Когда Катю спрашивали, как её зовут, где она жила, кто её родители, Катя отвечала без запинки. Катя хорошо всё знала. Папа всегда боялся, что Катя заблудится в большом городе, и заставлял повторять:

— Где ты, девочка, живёшь? — спрашивал он дочку.

— Город Ленинград, улица Прядильная, дом двадцать, квартира пятьдесят.

— А как звать тебя?

— Катя. Екатерина Сергеевна Лещёва.

— А как звать папу, маму?

— Папу звать Серёжей, маму Леной, — отвечала без запинки Катя.

Это Катя хорошо заучила, на всю жизнь. А вот Полинка? Она же маленькая? Она же не знает, как звать папу, маму, Катю?

Теперь Катя живёт с ребятами в детдоме. Но как хочется к маме!

— У мамы была такая холодная щека, — думает Катя. — Почему я не поцеловала маму? — Катя хочет заплакать и не может. Другие девочки по ночам плачут, а Катя не может.

— Сколько же лет Полинке? — размышляла Катя. — Когда умерла мама, мне было шесть, а Полинке один год. Я старше её на пять лет. Сейчас мне восемь. Значит, Полинка уже бегает, говорит? — удивилась вдруг Катя своему открытию. — Где- то живёт Полинка и не знает, что на свете есть Катя, её старшая сестра. — Слёзы, подступившие к горлу, не пролились, ушли. Катя уснула.

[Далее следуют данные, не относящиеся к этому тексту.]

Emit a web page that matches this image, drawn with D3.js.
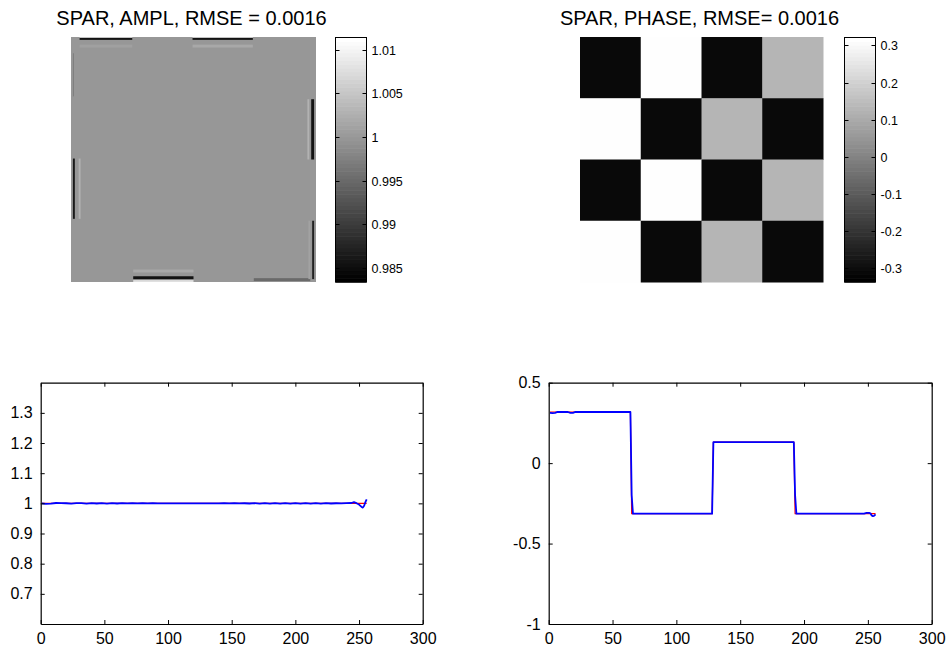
<!DOCTYPE html>
<html><head><meta charset="utf-8">
<script src="https://cdn.jsdelivr.net/npm/d3@7"></script>
<style>
html,body{margin:0;padding:0;background:#fff;}
svg{display:block;font-family:"Liberation Sans",Arial,sans-serif;}
</style></head>
<body><svg id="c" width="948" height="654"></svg>
<script>
// ---------- DATA ----------
const titles = ["SPAR, AMPL, RMSE = 0.0016", "SPAR, PHASE, RMSE= 0.0016"];
// amplitude image: 256x256 grid, base value plus edge ringing strips [gx0,gx1,gy0,gy1,value]
const ampBase = 1.0;
const ampStrips = [
  [9,64,0,1,1.006],[9,64,1,3,0.9855],[9,64,8,11,1.001],
  [127,190,0,1,1.006],[127,190,1,3,0.9855],[127,190,8,11,1.0018],
  [65,128,243,246,1.002],[65,128,250,253,0.9855],[65,128,254,256,1.008],
  [191,250,252,255,0.995],
  [247,249,65,128,1.003],[251,254,65,128,0.9855],
  [252,254,192,253,0.987],[248,250,192,253,1.0012],
  [2,4,127,190,0.986],[8,10,127,190,1.003],
  [2,3,17,62,0.997]
];
const ampCbarTicks = [0.985, 0.99, 0.995, 1, 1.005, 1.01];
const ampCbarDomain = [0.9834, 1.0114];
// phase image: 4x4 blocks
const phaseGrid = [
  [-0.314, 0.318, -0.314, 0.13],
  [0.318, -0.314, 0.13, -0.314],
  [-0.314, 0.318, -0.314, 0.13],
  [0.318, -0.314, 0.13, -0.314]
];
const phaseCbarTicks = [-0.3, -0.2, -0.1, 0, 0.1, 0.2, 0.3];
const phaseCbarTickLabels = ["-0.3", "-0.2", "-0.1", "0", "0.1", "0.2", "0.3"];
const phaseCbarDomain = [-0.3376, 0.3215];
// profile line: amplitude
const ampX = [1,4,8,12,16,20,24,28,32,36,40,44,48,52,56,60,64,68,72,76,80,84,88,92,96,100,104,108,112,116,120,124,128,132,136,140,144,148,152,156,160,164,168,172,176,180,184,188,192,196,200,204,208,212,216,220,224,228,232,236,240,244,246,248,250,252,253,254,255,256];
const ampY = [1.000,0.9985,0.999,1.0012,1.0008,1.0004,0.9992,1.0008,1.0006,0.9994,1.0008,0.9995,1.0009,0.9993,1.0008,0.9995,1.0006,0.9996,1.0004,0.9997,1.0003,0.9998,1.0003,0.9998,1.0002,0.9999,1.0002,0.9999,1.0002,1.0,1.0001,1.0,1.0002,0.9999,1.0002,0.9998,1.0003,0.9997,1.0004,0.9996,1.0004,0.9995,1.0006,0.9994,1.0006,0.9993,1.0007,0.9993,1.0008,0.9992,1.0008,0.9993,1.0008,0.9992,1.0007,0.9994,1.0006,0.9995,1.0004,0.9996,1.0006,1.0012,1.004,1.0005,0.996,0.988,0.986,0.992,1.004,1.013];
const ampTrueX = [1, 256];
const ampTrueY = [1, 1];
// profile line: phase
const phX = [1,3,5,7,9,15,17,19,21,64,65,66,128,129,130,192,193,194,247,249,251,252,253,254,255,256];
const phY = [0.312,0.311,0.313,0.318,0.318,0.318,0.312,0.313,0.318,0.318,-0.2,-0.314,-0.314,0.13,0.13,0.13,-0.2,-0.314,-0.314,-0.309,-0.309,-0.312,-0.325,-0.33,-0.327,-0.318];
const phTrueX = [1,64,65,128,129,192,193,256];
const phTrueY = [0.318,0.318,-0.314,-0.314,0.13,0.13,-0.314,-0.314];
const xTicks = [0,50,100,150,200,250,300];
const ampYTicks = [0.7,0.8,0.9,1,1.1,1.2,1.3];
const phYTicks = [-1,-0.5,0,0.5];
const phYTickLabels = ["-1","-0.5","0","0.5"];

// ---------- DRAW ----------
const svg = d3.select("#c");
const gray = v => { const c = Math.round(Math.max(0, Math.min(1, v)) * 255); return `rgb(${c},${c},${c})`; };

function imagePanel(x0, x1, title, drawFn) {
  const g = svg.append("g");
  drawFn(g);
  svg.append("text").attr("x", (x0 + x1) / 2 - 2).attr("y", 25).attr("text-anchor", "middle")
    .attr("font-size", 20).attr("fill", "#000").text(title);
}

// amplitude image
{
  const x = d3.scaleLinear().domain([0, 256]).range([71, 316]);
  const y = d3.scaleLinear().domain([0, 256]).range([37, 282]);
  const c = d3.scaleLinear().domain(ampCbarDomain).range([0, 1]);
  imagePanel(71, 316, titles[0], g => {
    g.append("rect").attr("x", x(0)).attr("y", y(0)).attr("width", x(256) - x(0)).attr("height", y(256) - y(0))
      .attr("fill", gray(c(ampBase)));
    g.selectAll(".s").data(ampStrips).join("rect")
      .attr("x", d => x(d[0])).attr("y", d => y(d[2]))
      .attr("width", d => x(d[1]) - x(d[0])).attr("height", d => y(d[3]) - y(d[2]))
      .attr("fill", d => gray(c(d[4])));
  });
}
// phase image
{
  const x = d3.scaleBand().domain(d3.range(4)).range([580, 823]);
  const y = d3.scaleBand().domain(d3.range(4)).range([37, 282]);
  const c = d3.scaleLinear().domain(phaseCbarDomain).range([0, 1]);
  const cells = [];
  phaseGrid.forEach((row, r) => row.forEach((v, k) => cells.push({ r, k, v })));
  imagePanel(580, 823, titles[1], g => {
    g.selectAll("rect").data(cells).join("rect")
      .attr("x", d => x(d.k)).attr("y", d => y(d.r))
      .attr("width", x.bandwidth() + 0.5).attr("height", y.bandwidth() + 0.5)
      .attr("fill", d => gray(c(d.v)));
  });
}

function colorbar(x0, x1, y0, y1, domain, ticks, labels) {
  const y = d3.scaleLinear().domain(domain).range([y1, y0]);
  const n = 64;
  const g = svg.append("g");
  const levels = d3.range(n);
  const step = (domain[1] - domain[0]) / n;
  g.selectAll("rect.l").data(levels).join("rect")
    .attr("x", x0).attr("width", x1 - x0)
    .attr("y", i => y(domain[0] + (i + 1) * step))
    .attr("height", i => y(domain[0] + i * step) - y(domain[0] + (i + 1) * step) + 0.6)
    .attr("fill", i => gray(i / (n - 1)));
  g.append("rect").attr("x", x0).attr("y", y0).attr("width", x1 - x0).attr("height", y1 - y0)
    .attr("fill", "none").attr("stroke", "#000").attr("stroke-width", 1);
  ticks.forEach((t, i) => {
    const ty = Math.round(y(t)) + 0.5;
    g.append("line").attr("x1", x0).attr("x2", x0 + 4).attr("y1", ty).attr("y2", ty).attr("stroke", "#000");
    g.append("line").attr("x1", x1 - 4).attr("x2", x1).attr("y1", ty).attr("y2", ty).attr("stroke", "#000");
    g.append("text").attr("x", x1 + 5).attr("y", ty + 4).attr("font-size", 12.5).attr("fill", "#000")
      .text(labels ? labels[i] : String(t));
  });
}
colorbar(335.5, 366.5, 37.5, 282, ampCbarDomain, ampCbarTicks, null);
colorbar(844.5, 875.5, 37.5, 282, phaseCbarDomain, phaseCbarTicks, phaseCbarTickLabels);

function linePanel(x0, x1, y0, y1, yDomain, yTicks, yLabels, series) {
  const x = d3.scaleLinear().domain([0, 300]).range([x0, x1]);
  const y = d3.scaleLinear().domain(yDomain).range([y1, y0]);
  const g = svg.append("g");
  const line = d3.line().x(d => x(d[0])).y(d => y(d[1]));
  series.forEach(s => {
    g.append("path").datum(s.xs.map((v, i) => [v, s.ys[i]])).attr("d", line)
      .attr("fill", "none").attr("stroke", s.color).attr("stroke-width", s.w).attr("stroke-linejoin", "round");
  });
  // axes (box with inward ticks)
  const bottom = g.append("g").attr("transform", `translate(0,${y1})`)
    .call(d3.axisBottom(x).tickValues(xTicks).tickSizeInner(-4).tickSizeOuter(0).tickPadding(9).tickFormat(d3.format("d")));
  const top = g.append("g").attr("transform", `translate(0,${y0})`)
    .call(d3.axisTop(x).tickValues(xTicks).tickSizeInner(-4).tickSizeOuter(0).tickFormat(""));
  const left = g.append("g").attr("transform", `translate(${x0},0)`)
    .call(d3.axisLeft(y).tickValues(yTicks).tickSizeInner(-4).tickSizeOuter(0).tickPadding(8)
      .tickFormat((d, i) => yLabels ? yLabels[i] : String(d)));
  const right = g.append("g").attr("transform", `translate(${x1},0)`)
    .call(d3.axisRight(y).tickValues(yTicks).tickSizeInner(-4).tickSizeOuter(0).tickFormat(""));
  [bottom, top, left, right].forEach(a => {
    a.selectAll("path.domain").attr("stroke", "#000").attr("stroke-width", 1.2);
    a.selectAll(".tick line").attr("stroke", "#000");
    a.selectAll("text").attr("font-size", 16).attr("fill", "#000").attr("font-family", "Liberation Sans, Arial, sans-serif");
  });
}
linePanel(40.7, 422.7, 382.7, 624, [0.6, 1.4], ampYTicks, null, [
  { xs: ampTrueX, ys: ampTrueY, color: "#ff0000", w: 1.2 },
  { xs: ampX, ys: ampY, color: "#0000ff", w: 1.8 }
]);
linePanel(548.7, 931.7, 382.7, 624, [-1, 0.5], phYTicks, phYTickLabels, [
  { xs: phTrueX, ys: phTrueY, color: "#ff0000", w: 1.2 },
  { xs: phX, ys: phY, color: "#0000ff", w: 1.8 }
]);
</script></body></html>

Ей снился удивительный сон. Перед ней большое поле, всё в белых крупных ромашках. Катя осторожно ступает между тоненькими цветочными стебельками. Глазастые ромашки разбегаются перед Катей. И вдруг, оттолкнувшись от земли, Катя взлетает и плывёт над ромашковым полем. А над ней, держась за ниточку красного надувного шарика, летит Полинка. Полинка в зелёном горошковом платье, румяная, улыбающаяся. Длинные тоненькие косички, такие, как у Настеньки, наполовину расплелись с концов, рассыпались по плечам полукольцами. Катя плывёт, плавно поводя руками в воздухе, навстречу горящему солнцу.